Nord-100

The Nord-100 was a 16-bit minicomputer series made by Norsk Data, introduced in 1979. It shipped with the Sintran III operating system, and the architecture was based on, and backwards compatible with, the Nord-10 line.

The Nord-100 was originally named the Nord-10/M (M for Micro) as a bitsliced OEM processor. The board was laid out and finished and tested when they realized that the CPU was far faster than the Nord-10/S. The result was that all the marketing material for the new NORD-10/M was discarded, the board was rechristened the Nord-100, and extensively advertised as the successor of the Nord-10 line. Later, in an effort to internationalize their line, the machine was renamed ND-100.

Performance

Relative CPU performance
ND-100 ND-100/CE ND-110 ND-110/CX ND-120/CX ND-125/CX
Minimum number of microinstructions per instruction 3 3 1 1
Minimum microinstruction cycle time 150ns 150ns 100ns 100ns
Whetstone MWIPS 0.5 0.5 0.3 0.3

CPU

The ND-100 line used a custom processor, and like the PDP-11 line, the CPU decided the name of the computer.

The ND-100 line was machine-instruction compatible with the Nord-10 line, except for some "extended instructions", all in supervisor mode, mostly used by the operating system. Like most processors of its time, the native bit grouping was octal, despite the 16-bit word length.

The ND-100 series had a microcoded central processing unit, with downloadable microcode, and was considered a CISC processor.

ND-100

The ND-100 was implemented using medium-scale integration (MSI) logic and bit-slice processors.

The ND-100 was frequently sold together with a memory management card, the MMS. The combined power use of these boards was 90 watts. These boards would usually occupy slots 2 and 3, for the CPU and MMS, respectively. Slot 1 was reserved for the Tracer, a hardware debugger system.

ND-100/CE

The CE stood for Commercial Extended. The processor was upgraded by replacing the microcode PROM.

It added instruction for decimal arithmetic and conversion, stack instructions, segment-change instructions used by the OS, a block move, test-and-set, and a read-without-cache instruction.

ND-110

The ND-110 was an incremental improvement over the ND-100.

The ND-110 combined the Memory Management System and CPU, previously separate cards, on one board. The single CPU/MMS board was plugged into the memory management board slot, usually numbered 3. The power consumption was reduced from 90 watts to 60.

The ND-110 made extensive use of PALs and gate arrays - with "semi-custom" VLSI chips.

The ND-110 had three gate arrays:

In addition to the macro-instruction cache memory also found in the ND-100, the ND-110 had a unique implementation of cache memory on the micro-instruction level. The step known as mapping in the ND-100 was then avoided because the first micro-instruction word of a macro-instruction was written into the control store cache.

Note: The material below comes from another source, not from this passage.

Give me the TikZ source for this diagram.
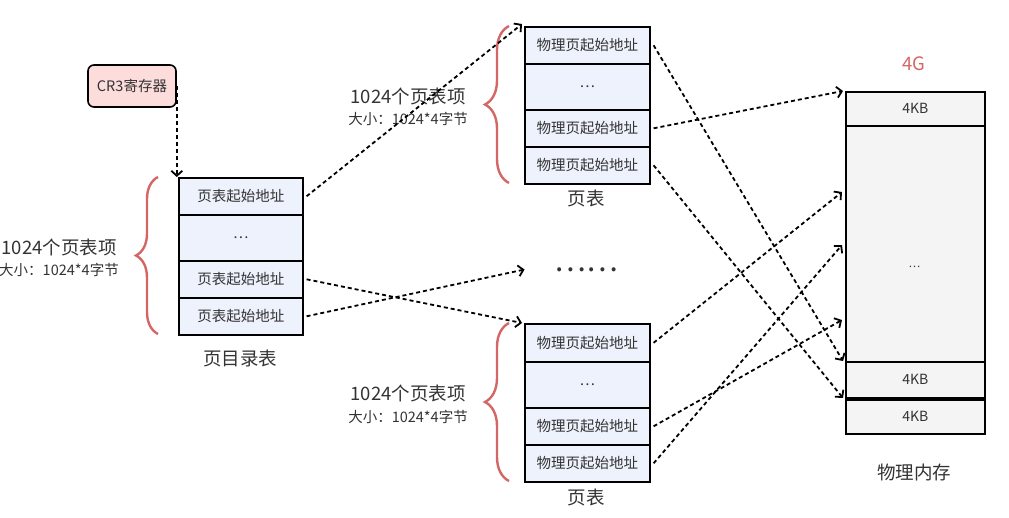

Unlike the ND-100 CPU, it handled synchronous interrupts as traps, similar to how it was handled by the ND-500.

The control store consisted of 4K x 4 bit 40ns SRAM chips. This meant that the control store was writable. It was loaded at power up and Master Clear from two 32Kx8 bit EPROMs.

The CPU clock and the bus arbitration network were implemented using 15ns PALs.

The main oscillator was a 39.3216 MHz crystal oscillator.

ND-110/CX

This was the ND-110 with the CX microcode PROM. The added instructions were the same as the /CE.

ND-120/CX

The ND-120 CPU was a complete reimplementation on an LSI chip (The so-called Delilah chip), and was originally intended to be sold as the ND-1000, to reflect the technology change, which paralleled the change from the ND-500 series to the ND-5000 (Codenamed Samson).

The Samson/Delilah naming scheme may reflect that around the time of the development of the ND-120, it was increasingly clear that the mixed 16/32-bit architecture was a bottleneck for the ND-500(0) architecture; Internal technical documentation used at Norsk Data for the Delilah chip has a drawing of a grinning woman with hair in her clenched fist.